Epoxy Resin

What is epoxy resin?

Wind turbines spin at a windpark
Wind turbine blades often use epoxy resin. Sean Gallup/Getty Images News/Getty Images

The term epoxy has been widely adapted for many uses beyond fiber reinforced polymer composites. Today, epoxy adhesives are sold in local hardware stores, and epoxy resin is used as the binder in countertops or coatings for floors. The myriad of uses for epoxy continues to expand, and variates of epoxies are constantly being developed to fit the industries and products they are used in. Here are some things that epoxy resin is used in:

  • General purpose adhesives
  • As the binder in cement and mortars
  • Rigid foams
  • Non-skid coatings
  • Solidifying sandy surfaces in oil drilling
  • Industrial coatings
  • Potting and encapsulating media
  • Fiber reinforced plastics

In the realm of fiber reinforced polymers (plastics), epoxy is used as the resin matrix to efficiently hold the fiber in place. It is compatible with all common reinforcing fibers including fiberglass, carbon fiber, aramid, and basalt.
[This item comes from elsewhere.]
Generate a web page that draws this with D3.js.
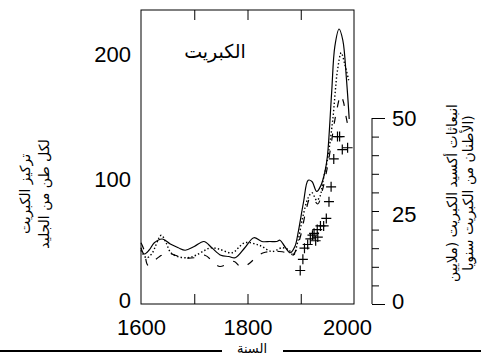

Common Products for Fiber Reinforced Epoxy

  • Filament Winding
    • Pressure vessels
    • Pipes
    • Rocket housings
    • Recreational equipment
  • Pultrusion
    • Insulator rods
    • Arrow shafts
  • Compression Molding
    • Aircraft parts
    • Skis and snowboards
    • Skateboards
    • Circuit boards
  • Prepreg and autoclave
    • Aerospace components
    • Bicycle frames
    • Hockey sticks
  • Vacuum Infusion
    • Boats
    • Wind turbine blades

Obviously, there are much more FRP composite products manufactured from epoxy, but mentioned were a few products that are commonly manufactured with epoxy and with a particular manufacturing process. Additionally, the same epoxy resin likely cannot be used for each of the mentioned processes. Epoxies are fine-tuned for the desired application and manufacturing process. For example, protrusion and compression molding epoxy resins are heat activated whereas an infusion resin might be an ambient cure and have a lower viscosity.

When compared to other traditional thermoset or thermoplastic resins, epoxy resins have distinct advantages, including:

  • Low shrink during cure
  • Excellent moisture resistance
  • Excellent chemical resistance
  • Good electrical properties
  • Increased mechanical and fatigue strength
  • Impact resistant
  • No VOCs
  • Long shelf life


Epoxies are thermosetting polymer resins where the resin molecule contains one or more epoxide groups. The chemistry can be adjusted to perfect the molecular weight or viscosity as required by the end use. There are two primary types of epoxies, glycidyl epoxy and non-glycidyl. Glycidyl epoxy resins can be further defined as either glycidyl-amine, glycidyl ester, or glycidyl ether. Non-glycidyl epoxy resins are either aliphatic or cyclo-aliphatic resins.

One of the most common glycidyl epoxy resins is created using Bisphenol-A and is synthesized in a reaction with epichlorohydrin. The other frequently used type of epoxy is known as novolac based epoxy resin.

Epoxy resins are cured with the addition of a curing agent, which is commonly called a hardener. Perhaps the most common type of curing agent is amine based. Unlike in polyester or vinyl ester resins where the resin is catalyzed with a small (1-3%) addition of a catalyst, epoxy resins usually require the addition of the curing agent at a much higher ratio of resin to hardener, often 1:1 or 2:1.

As mentioned, the properties of epoxy can be altered and tweaked to fit the desired need. Epoxy resin can be "toughened" with the addition of thermoplastic polymers.


Epoxy resins can be altered and impregnated into the fiber and be in what is called a B-stage. This is how prepregs are created.

With epoxy prepregs, the resin is tacky, but not cured. This allows layers of prepreg materials to be cut, stacked and placed in a mold. Then, with the addition of heat and pressure, the prepreg can be consolidated and cured. Epoxy prepregs and the epoxy B-staged film must be kept at a low temperature to prevent from premature curing. Because of this, companies using prepregs must invest in refrigeration or freezer units to keep the material cool.